TO DO: In the entries below, repeat only the lines between those holding "Recreate this image as a LaTeX document that uses TikZ." and "(foot) at (468,302)", inclusive. Leave pictures out.

DATA TO PROCESS:
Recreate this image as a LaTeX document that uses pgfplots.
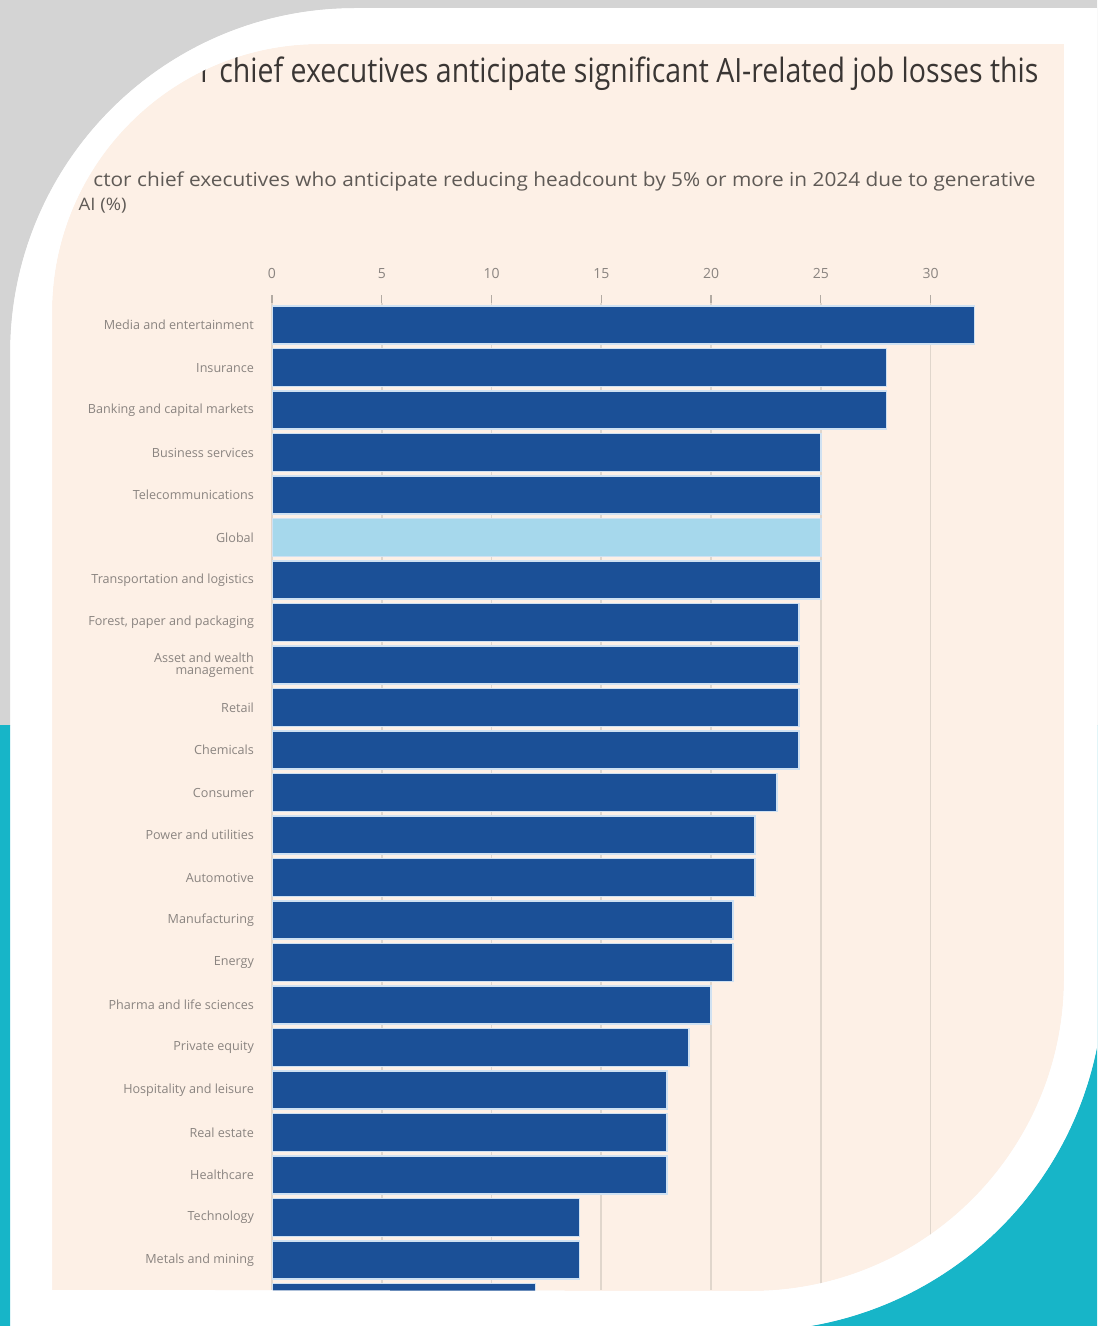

...

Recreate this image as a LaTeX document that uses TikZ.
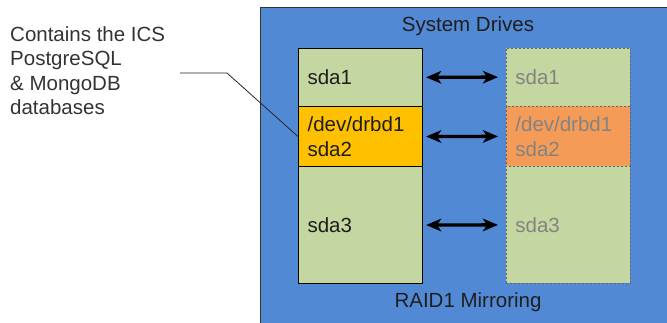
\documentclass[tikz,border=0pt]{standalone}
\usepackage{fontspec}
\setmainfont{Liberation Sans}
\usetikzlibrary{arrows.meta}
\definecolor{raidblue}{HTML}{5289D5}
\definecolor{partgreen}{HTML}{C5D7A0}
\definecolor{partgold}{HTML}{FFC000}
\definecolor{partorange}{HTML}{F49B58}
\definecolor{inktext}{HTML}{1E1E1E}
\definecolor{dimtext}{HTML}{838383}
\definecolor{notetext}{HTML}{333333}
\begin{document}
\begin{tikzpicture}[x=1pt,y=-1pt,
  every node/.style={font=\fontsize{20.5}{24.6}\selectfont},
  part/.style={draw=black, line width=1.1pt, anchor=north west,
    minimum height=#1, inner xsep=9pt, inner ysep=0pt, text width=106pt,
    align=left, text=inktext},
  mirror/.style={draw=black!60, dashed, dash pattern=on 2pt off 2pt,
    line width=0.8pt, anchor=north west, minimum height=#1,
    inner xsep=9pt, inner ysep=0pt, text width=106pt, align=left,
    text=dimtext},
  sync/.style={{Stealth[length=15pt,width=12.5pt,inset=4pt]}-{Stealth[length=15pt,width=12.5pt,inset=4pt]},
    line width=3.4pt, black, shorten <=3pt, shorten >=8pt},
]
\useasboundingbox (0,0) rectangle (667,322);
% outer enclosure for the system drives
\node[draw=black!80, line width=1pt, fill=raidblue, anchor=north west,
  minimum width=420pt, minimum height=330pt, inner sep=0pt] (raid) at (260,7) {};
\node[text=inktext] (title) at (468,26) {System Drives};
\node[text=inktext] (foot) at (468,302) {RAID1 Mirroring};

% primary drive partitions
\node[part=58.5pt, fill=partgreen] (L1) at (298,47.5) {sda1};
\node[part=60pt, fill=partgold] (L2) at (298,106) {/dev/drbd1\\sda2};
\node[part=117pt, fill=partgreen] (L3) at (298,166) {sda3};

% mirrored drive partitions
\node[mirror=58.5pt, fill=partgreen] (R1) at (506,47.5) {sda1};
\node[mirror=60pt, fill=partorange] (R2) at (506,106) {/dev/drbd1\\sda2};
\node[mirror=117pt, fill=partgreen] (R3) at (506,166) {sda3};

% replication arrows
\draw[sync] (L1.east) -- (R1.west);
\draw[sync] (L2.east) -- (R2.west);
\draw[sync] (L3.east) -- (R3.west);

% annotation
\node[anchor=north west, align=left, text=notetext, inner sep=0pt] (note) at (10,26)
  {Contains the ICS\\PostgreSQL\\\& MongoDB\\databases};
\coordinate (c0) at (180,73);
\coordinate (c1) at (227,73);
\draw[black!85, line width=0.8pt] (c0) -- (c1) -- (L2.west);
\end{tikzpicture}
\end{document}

OUTPUT BELOW:
Recreate this image as a LaTeX document that uses TikZ.
\documentclass[tikz,border=0pt]{standalone}
\usepackage{fontspec}
\setmainfont{Liberation Sans}
\usetikzlibrary{arrows.meta}
\definecolor{raidblue}{HTML}{5289D5}
\definecolor{partgreen}{HTML}{C5D7A0}
\definecolor{partgold}{HTML}{FFC000}
\definecolor{partorange}{HTML}{F49B58}
\definecolor{inktext}{HTML}{1E1E1E}
\definecolor{dimtext}{HTML}{838383}
\definecolor{notetext}{HTML}{333333}
\begin{document}
\begin{tikzpicture}[x=1pt,y=-1pt,
  every node/.style={font=\fontsize{20.5}{24.6}\selectfont},
  part/.style={draw=black, line width=1.1pt, anchor=north west,
    minimum height=#1, inner xsep=9pt, inner ysep=0pt, text width=106pt,
    align=left, text=inktext},
  mirror/.style={draw=black!60, dashed, dash pattern=on 2pt off 2pt,
    line width=0.8pt, anchor=north west, minimum height=#1,
    inner xsep=9pt, inner ysep=0pt, text width=106pt, align=left,
    text=dimtext},
  sync/.style={{Stealth[length=15pt,width=12.5pt,inset=4pt]}-{Stealth[length=15pt,width=12.5pt,inset=4pt]},
    line width=3.4pt, black, shorten <=3pt, shorten >=8pt},
]
\useasboundingbox (0,0) rectangle (667,322);
% outer enclosure for the system drives
\node[draw=black!80, line width=1pt, fill=raidblue, anchor=north west,
  minimum width=420pt, minimum height=330pt, inner sep=0pt] (raid) at (260,7) {};
\node[text=inktext] (title) at (468,26) {System Drives};
\node[text=inktext] (foot) at (468,302) {RAID1 Mirroring};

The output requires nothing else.